Ne kadar reforme edilirlerse edilsinler, “örgütlü dinlerin” (organized religions) bireysel ve toplumsal işlevleri giderek azalmaktadır. İnsanların dinden uzaklaşmaları, Norveç’ten, Güney Kore’ye kadar dünyanın her yerinde gözlemlenen bir eğilimdir. Bu eğilim, Hristiyanlığın “güncellenmiş” sürümü olan Protestanlık için de geçerlidir. İslam ise özellikle Afrika’da yayılmasını sürdüren tek dindir. Bunu iktidara gelmek isteyenlerin “siyasi ideoloji”si haline gelerek sağlamaktadır. Zaten İran’da “İnkılâb-i İslami” hareketinin önderi İmam Humeyni de “Din, siyasettir” demişti. İşin ilginç yanı, İslam’ın taraftar toplamasına hizmet eden siyasallaşma, aynı sebeple İslam’dan korkup ona düşman olanların da artmasına sebep olmaktadır. Batılıların “İslâmizm” dedikleri bu yeni siyasi ideolojinin, bize sorun çıkaran örgütü, şimdilerde “İslam Devleti” diye anılan IŞİD “Irak ve Şam İslam Devleti” veya Arapça adıyla DAEŞ’dir. IŞİD’den başka El Kaide, Taliban, Hizbullah, Eş-Şabab, Boko-Haram ve benzeri çok sayıda silahlı “İslamist” siyasi örgüt vardır. İşin ironik tarafı, DAEŞ’i yok etmek isteyenler arasında İslamcı bir siyasi partinin iktidarda olduğu Türkiye de bulunmaktadır.

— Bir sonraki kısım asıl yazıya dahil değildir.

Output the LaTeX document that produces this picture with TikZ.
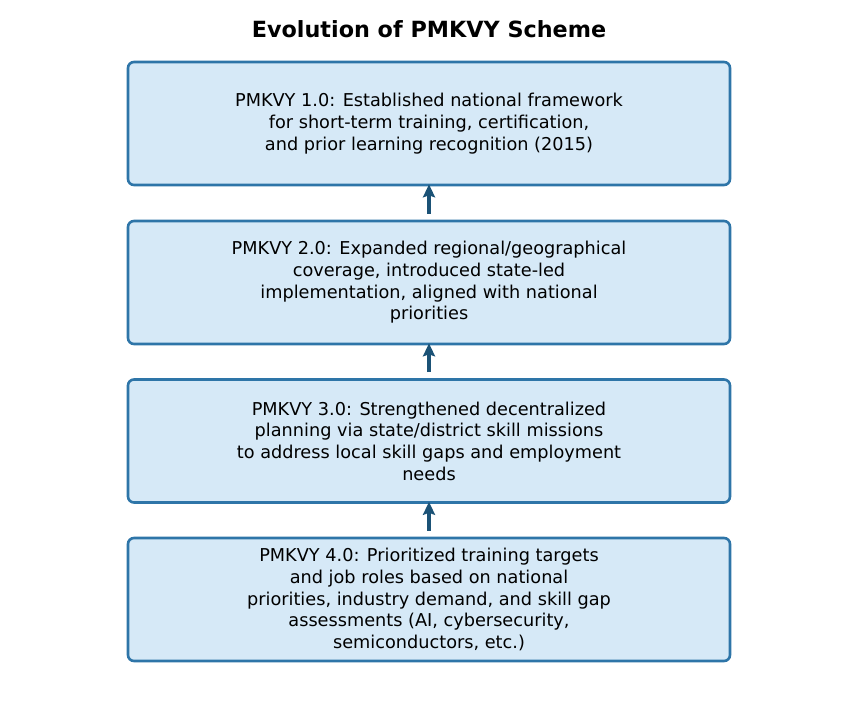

LAİKLİK, BİLİMİ DİNDEN ÜSTÜN GÖRMEKTİR

Laikliğin, “din ile devlet işleri birbirinden ayırmak” veya “inanç özgürlüğü” şeklinde yapılan tanımları, doğru ama eksiktir. Laiklik, soruların cevabını dinde değil, bilimde aramaktır. Dinlerin önerdiği ibadet ve davranış biçimleri ile bilimle çelişmeyen yasakları, “bireysel özgürlükleri kısıtlamadıkça ve başkalarını rahatsız etmedikçe” cemiyet hayatında varlığını sürdürebilir. Günümüzde gelişmişlikle özdeşleşen Hristiyanlık, bu mevkiye bilimle girdiği her savaşı kaybederek gelmiştir. Fizikten tıbba, tıptan hukuka kadar her alanı kendi yetki alanı içinde gören, azgın ve gaddar Ortaçağ Hıristiyanlığı, yanıldığını idrak ettikçe munisleşmiştir.

İSLAM’IN İŞİ ÇOK ZOR

Müslümanlar, hem İslam’ın mevcut hâlinden dertlidir hem de Protestanlığı çağrıştırdığı için “reform” kelimesinden çok korkar. Bunun yerine “tecdit” (yenileme) sözcüğünü kullanırlar(dı). Şimdi hamdolsun “güncelleme” gibi genç bir sözcük daha devreye girdi. Günün sonunda FETÖ’leşen Gülen hareketinin ülkemizde bu kadar çok taraftar toplayabilmesinin sebebi, muhtemelen İslam’da yenileşme ihtiyacının bir türlü giderilmemiş olmasıdır. Gelelim tecdide yani yenileşmeye. İslam’da yenileşme ihtiyacı, fetva güncellemesiyle karşılanamaz. Bunun için “yapısal reform”a ihtiyaç vardır. Çünkü İslam’ın saygınlığını azalttığı hatta onu alay mevzuu haline getirdiği söylenen fetvaların hepsinin, kıyas yoluyla, İslam’ın kabul görmüş başvuru kaynaklarından birinde veya birkaçında referansı vardır. Yani bu tuhaf adamlar bunları kafadan atmıyorlar. Kaynak gösteriyorlar. Aynı kaynakları doğru kabul eden Diyanet, bu sebeple bu fetvalara net ve açık bir şekilde karşı çıkamıyor. Ulemanın yapması gereken şey, bu kaynakları bilimin ışığında irdeleyip, çoğunu geçersiz ilan etmektir. Benim, İslam’ın işi zor derken kastettiğim husus budur. Fetvaları değil kaynakları “güncelleyecek” kişi, tefe konulmayı değil “kâfir ilan edilmeyi” göze almalıdır. Tanrı’ya bu denli inanan biri, din adamı olamaz sanırım.

Son söz: Din bilimi kapsamaz, bilim dini kapsar.